-- START PROVIDED MATERIAL --

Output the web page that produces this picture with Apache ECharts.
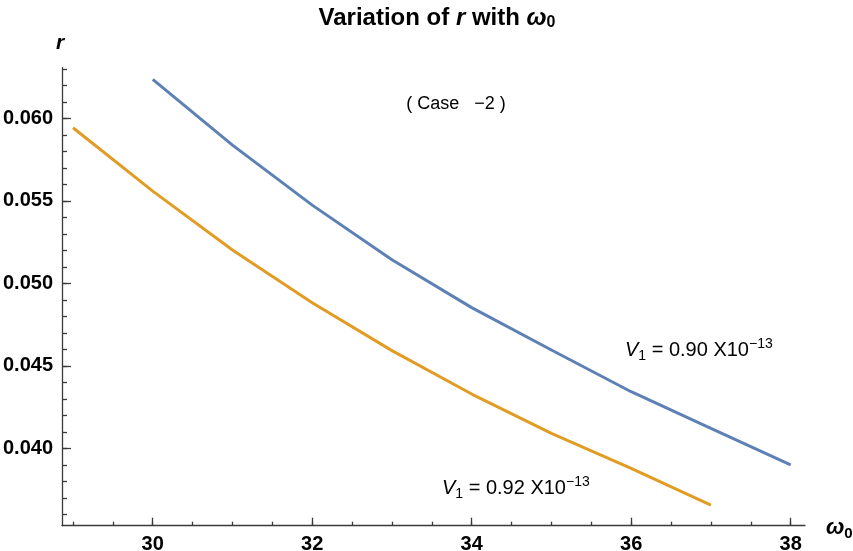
<!DOCTYPE html>
<html>
<head>
<meta charset="utf-8">
<script src="https://cdn.jsdelivr.net/npm/echarts@6/dist/echarts.min.js"></script>
<style>
  html, body { margin: 0; padding: 0; background: #fff; }
  #chart { width: 853px; height: 551px; }
</style>
</head>
<body>
<div id="chart"></div>
<script>
// omega_0 values for each curve
const omegaBlue = [30, 31, 32, 33, 34, 35, 36, 37, 38];
const rBlue = [0.06236, 0.05838, 0.05474, 0.05143, 0.04853, 0.04596, 0.04343, 0.04121, 0.03899];
const omegaOrange = [29, 30, 31, 32, 33, 34, 35, 36, 37];
const rOrange = [0.05943, 0.05559, 0.05202, 0.04882, 0.04592, 0.04329, 0.04091, 0.03879, 0.03656];

// ticks
const xMajorTicks = [30, 32, 34, 36, 38];
const xMinorTicks = [29, 29.5, 30, 30.5, 31, 31.5, 32, 32.5, 33, 33.5, 34, 34.5, 35, 35.5, 36, 36.5, 37, 37.5, 38];
const yMajorTicks = [0.040, 0.045, 0.050, 0.055, 0.060];
const yMinorTicks = [0.036, 0.037, 0.038, 0.039, 0.040, 0.041, 0.042, 0.043, 0.044, 0.045, 0.046, 0.047, 0.048, 0.049,
  0.050, 0.051, 0.052, 0.053, 0.054, 0.055, 0.056, 0.057, 0.058, 0.059, 0.060, 0.061, 0.062, 0.063];

const FONT = "'Liberation Sans', Arial, sans-serif";
const AXIS_COLOR = "#3a3a3a";
const X_MIN = 28.862, X_MAX = 38.18;
const Y_MIN = 0.03531, Y_MAX = 0.06307;

const myChart = echarts.init(document.getElementById("chart"));

function pairs(xs, ys) {
  return xs.map((x, i) => [x, ys[i]]);
}

// rich styles for the V1 labels
const labelRich = {
  v: { fontFamily: FONT, fontSize: 20, fontStyle: "italic", lineHeight: 26, verticalAlign: "middle", fill: "#000" },
  sub: { fontFamily: FONT, fontSize: 14, lineHeight: 15, verticalAlign: "bottom", fill: "#000" },
  n: { fontFamily: FONT, fontSize: 20, lineHeight: 26, verticalAlign: "middle", fill: "#000" },
  sup: { fontFamily: FONT, fontSize: 14, lineHeight: 15, verticalAlign: "top", fill: "#000" },
};

const option = {
  animation: false,
  backgroundColor: "#fff",
  title: {
    text: "Variation of {i|r} with {w|ω}{s|0}",
    left: 432,
    top: 0,
    textAlign: "center",
    textStyle: {
      fontFamily: FONT,
      fontSize: 24,
      fontWeight: "bold",
      color: "#000",
      lineHeight: 26,
      rich: {
        i: { fontFamily: FONT, fontSize: 24, fontWeight: "bold", fontStyle: "italic", color: "#000", lineHeight: 26 },
        w: { fontFamily: FONT, fontSize: 24, fontWeight: "bold", fontStyle: "italic", color: "#000", lineHeight: 26 },
        s: { fontFamily: FONT, fontSize: 16, fontWeight: "bold", color: "#000", lineHeight: 15, verticalAlign: "bottom" },
      },
    },
  },
  grid: {
    left: 62,
    right: 48,
    top: 67.7,
    bottom: 25.3,
    containLabel: false,
    outerBoundsMode: "none",
  },
  xAxis: [
    {
      type: "value",
      min: X_MIN,
      max: X_MAX,
      splitLine: { show: false },
      axisLine: { show: true, onZero: false, lineStyle: { color: AXIS_COLOR, width: 1.3 } },
      axisTick: { show: true, inside: true, length: 8, customValues: xMajorTicks, lineStyle: { color: AXIS_COLOR, width: 1.3 } },
      axisLabel: {
        show: true,
        customValues: xMajorTicks,
        margin: 9,
        fontFamily: FONT,
        fontSize: 20,
        fontWeight: "bold",
        color: "#000",
      },
    },
    {
      type: "value",
      min: X_MIN,
      max: X_MAX,
      position: "bottom",
      splitLine: { show: false },
      axisLine: { show: false, onZero: false },
      axisTick: { show: true, inside: true, length: 4, customValues: xMinorTicks, lineStyle: { color: AXIS_COLOR, width: 1.3 } },
      axisLabel: { show: false },
    },
  ],
  yAxis: [
    {
      type: "value",
      min: Y_MIN,
      max: Y_MAX,
      splitLine: { show: false },
      axisLine: { show: true, onZero: false, lineStyle: { color: AXIS_COLOR, width: 1.3 } },
      axisTick: { show: true, inside: true, length: 9, customValues: yMajorTicks, lineStyle: { color: AXIS_COLOR, width: 1.3 } },
      axisLabel: {
        show: true,
        customValues: yMajorTicks,
        margin: 9,
        fontFamily: FONT,
        fontSize: 20,
        fontWeight: "bold",
        color: "#000",
        formatter: (v) => v.toFixed(3),
      },
    },
    {
      type: "value",
      min: Y_MIN,
      max: Y_MAX,
      position: "left",
      splitLine: { show: false },
      axisLine: { show: false, onZero: false },
      axisTick: { show: true, inside: true, length: 5, customValues: yMinorTicks, lineStyle: { color: AXIS_COLOR, width: 1.3 } },
      axisLabel: { show: false },
    },
  ],
  series: [
    {
      name: "V1 = 0.90",
      type: "line",
      data: pairs(omegaBlue, rBlue),
      showSymbol: false,
      symbol: "none",
      lineStyle: { color: "#5e81b5", width: 3 },
      z: 3,
    },
    {
      name: "V1 = 0.92",
      type: "line",
      data: pairs(omegaOrange, rOrange),
      showSymbol: false,
      symbol: "none",
      lineStyle: { color: "#e19c24", width: 3 },
      z: 3,
    },
  ],
  graphic: [
    {
      // y axis name
      type: "text",
      x: 60,
      y: 43,
      style: {
        text: "r",
        font: "italic bold 21px " + FONT,
        fill: "#000",
        align: "center",
        verticalAlign: "middle",
      },
    },
    {
      // x axis name
      type: "text",
      x: 826,
      y: 528,
      style: {
        text: "{w|ω}{s|0}",
        align: "left",
        verticalAlign: "middle",
        rich: {
          w: { fontFamily: FONT, fontSize: 22, fontWeight: "bold", fontStyle: "italic", fill: "#000", lineHeight: 26 },
          s: { fontFamily: FONT, fontSize: 15, fontWeight: "bold", fill: "#000", lineHeight: 16, verticalAlign: "bottom" },
        },
      },
    },
    {
      type: "text",
      x: 456,
      y: 104,
      style: {
        text: "( Case   \u22122 )",
        font: "18px " + FONT,
        fill: "#000",
        align: "center",
        verticalAlign: "middle",
      },
    },
    {
      type: "text",
      x: 625,
      y: 350,
      style: {
        text: "{v|V}{sub|1}{n| = 0.90 X10}{sup|\u221213}",
        align: "left",
        verticalAlign: "middle",
        rich: labelRich,
      },
    },
    {
      type: "text",
      x: 442,
      y: 488,
      style: {
        text: "{v|V}{sub|1}{n| = 0.92 X10}{sup|\u221213}",
        align: "left",
        verticalAlign: "middle",
        rich: labelRich,
      },
    },
  ],
};

option && myChart.setOption(option, true);
window.addEventListener("resize", function () {
  myChart.resize();
});
</script>
</body>
</html>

-- END PROVIDED MATERIAL --

Return each line from the material above exactly, but not the pictures.

Output the web page that produces this picture with Apache ECharts.
<!DOCTYPE html>
<html>
<head>
<meta charset="utf-8">
<script src="https://cdn.jsdelivr.net/npm/echarts@6/dist/echarts.min.js"></script>
<style>
  html, body { margin: 0; padding: 0; background: #fff; }
  #chart { width: 853px; height: 551px; }
</style>
</head>
<body>
<div id="chart"></div>
<script>
// omega_0 values for each curve
const omegaBlue = [30, 31, 32, 33, 34, 35, 36, 37, 38];
const rBlue = [0.06236, 0.05838, 0.05474, 0.05143, 0.04853, 0.04596, 0.04343, 0.04121, 0.03899];
const omegaOrange = [29, 30, 31, 32, 33, 34, 35, 36, 37];
const rOrange = [0.05943, 0.05559, 0.05202, 0.04882, 0.04592, 0.04329, 0.04091, 0.03879, 0.03656];

// ticks
const xMajorTicks = [30, 32, 34, 36, 38];
const xMinorTicks = [29, 29.5, 30, 30.5, 31, 31.5, 32, 32.5, 33, 33.5, 34, 34.5, 35, 35.5, 36, 36.5, 37, 37.5, 38];
const yMajorTicks = [0.040, 0.045, 0.050, 0.055, 0.060];
const yMinorTicks = [0.036, 0.037, 0.038, 0.039, 0.040, 0.041, 0.042, 0.043, 0.044, 0.045, 0.046, 0.047, 0.048, 0.049,
  0.050, 0.051, 0.052, 0.053, 0.054, 0.055, 0.056, 0.057, 0.058, 0.059, 0.060, 0.061, 0.062, 0.063];

const FONT = "'Liberation Sans', Arial, sans-serif";
const AXIS_COLOR = "#3a3a3a";
const X_MIN = 28.862, X_MAX = 38.18;
const Y_MIN = 0.03531, Y_MAX = 0.06307;

const myChart = echarts.init(document.getElementById("chart"));

function pairs(xs, ys) {
  return xs.map((x, i) => [x, ys[i]]);
}

// rich styles for the V1 labels
const labelRich = {
  v: { fontFamily: FONT, fontSize: 20, fontStyle: "italic", lineHeight: 26, verticalAlign: "middle", fill: "#000" },
  sub: { fontFamily: FONT, fontSize: 14, lineHeight: 15, verticalAlign: "bottom", fill: "#000" },
  n: { fontFamily: FONT, fontSize: 20, lineHeight: 26, verticalAlign: "middle", fill: "#000" },
  sup: { fontFamily: FONT, fontSize: 14, lineHeight: 15, verticalAlign: "top", fill: "#000" },
};

const option = {
  animation: false,
  backgroundColor: "#fff",
  title: {
    text: "Variation of {i|r} with {w|ω}{s|0}",
    left: 432,
    top: 0,
    textAlign: "center",
    textStyle: {
      fontFamily: FONT,
      fontSize: 24,
      fontWeight: "bold",
      color: "#000",
      lineHeight: 26,
      rich: {
        i: { fontFamily: FONT, fontSize: 24, fontWeight: "bold", fontStyle: "italic", color: "#000", lineHeight: 26 },
        w: { fontFamily: FONT, fontSize: 24, fontWeight: "bold", fontStyle: "italic", color: "#000", lineHeight: 26 },
        s: { fontFamily: FONT, fontSize: 16, fontWeight: "bold", color: "#000", lineHeight: 15, verticalAlign: "bottom" },
      },
    },
  },
  grid: {
    left: 62,
    right: 48,
    top: 67.7,
    bottom: 25.3,
    containLabel: false,
    outerBoundsMode: "none",
  },
  xAxis: [
    {
      type: "value",
      min: X_MIN,
      max: X_MAX,
      splitLine: { show: false },
      axisLine: { show: true, onZero: false, lineStyle: { color: AXIS_COLOR, width: 1.3 } },
      axisTick: { show: true, inside: true, length: 8, customValues: xMajorTicks, lineStyle: { color: AXIS_COLOR, width: 1.3 } },
      axisLabel: {
        show: true,
        customValues: xMajorTicks,
        margin: 9,
        fontFamily: FONT,
        fontSize: 20,
        fontWeight: "bold",
        color: "#000",
      },
    },
    {
      type: "value",
      min: X_MIN,
      max: X_MAX,
      position: "bottom",
      splitLine: { show: false },
      axisLine: { show: false, onZero: false },
      axisTick: { show: true, inside: true, length: 4, customValues: xMinorTicks, lineStyle: { color: AXIS_COLOR, width: 1.3 } },
      axisLabel: { show: false },
    },
  ],
  yAxis: [
    {
      type: "value",
      min: Y_MIN,
      max: Y_MAX,
      splitLine: { show: false },
      axisLine: { show: true, onZero: false, lineStyle: { color: AXIS_COLOR, width: 1.3 } },
      axisTick: { show: true, inside: true, length: 9, customValues: yMajorTicks, lineStyle: { color: AXIS_COLOR, width: 1.3 } },
      axisLabel: {
        show: true,
        customValues: yMajorTicks,
        margin: 9,
        fontFamily: FONT,
        fontSize: 20,
        fontWeight: "bold",
        color: "#000",
        formatter: (v) => v.toFixed(3),
      },
    },
    {
      type: "value",
      min: Y_MIN,
      max: Y_MAX,
      position: "left",
      splitLine: { show: false },
      axisLine: { show: false, onZero: false },
      axisTick: { show: true, inside: true, length: 5, customValues: yMinorTicks, lineStyle: { color: AXIS_COLOR, width: 1.3 } },
      axisLabel: { show: false },
    },
  ],
  series: [
    {
      name: "V1 = 0.90",
      type: "line",
      data: pairs(omegaBlue, rBlue),
      showSymbol: false,
      symbol: "none",
      lineStyle: { color: "#5e81b5", width: 3 },
      z: 3,
    },
    {
      name: "V1 = 0.92",
      type: "line",
      data: pairs(omegaOrange, rOrange),
      showSymbol: false,
      symbol: "none",
      lineStyle: { color: "#e19c24", width: 3 },
      z: 3,
    },
  ],
  graphic: [
    {
      // y axis name
      type: "text",
      x: 60,
      y: 43,
      style: {
        text: "r",
        font: "italic bold 21px " + FONT,
        fill: "#000",
        align: "center",
        verticalAlign: "middle",
      },
    },
    {
      // x axis name
      type: "text",
      x: 826,
      y: 528,
      style: {
        text: "{w|ω}{s|0}",
        align: "left",
        verticalAlign: "middle",
        rich: {
          w: { fontFamily: FONT, fontSize: 22, fontWeight: "bold", fontStyle: "italic", fill: "#000", lineHeight: 26 },
          s: { fontFamily: FONT, fontSize: 15, fontWeight: "bold", fill: "#000", lineHeight: 16, verticalAlign: "bottom" },
        },
      },
    },
    {
      type: "text",
      x: 456,
      y: 104,
      style: {
        text: "( Case   \u22122 )",
        font: "18px " + FONT,
        fill: "#000",
        align: "center",
        verticalAlign: "middle",
      },
    },
    {
      type: "text",
      x: 625,
      y: 350,
      style: {
        text: "{v|V}{sub|1}{n| = 0.90 X10}{sup|\u221213}",
        align: "left",
        verticalAlign: "middle",
        rich: labelRich,
      },
    },
    {
      type: "text",
      x: 442,
      y: 488,
      style: {
        text: "{v|V}{sub|1}{n| = 0.92 X10}{sup|\u221213}",
        align: "left",
        verticalAlign: "middle",
        rich: labelRich,
      },
    },
  ],
};

option && myChart.setOption(option, true);
window.addEventListener("resize", function () {
  myChart.resize();
});
</script>
</body>
</html>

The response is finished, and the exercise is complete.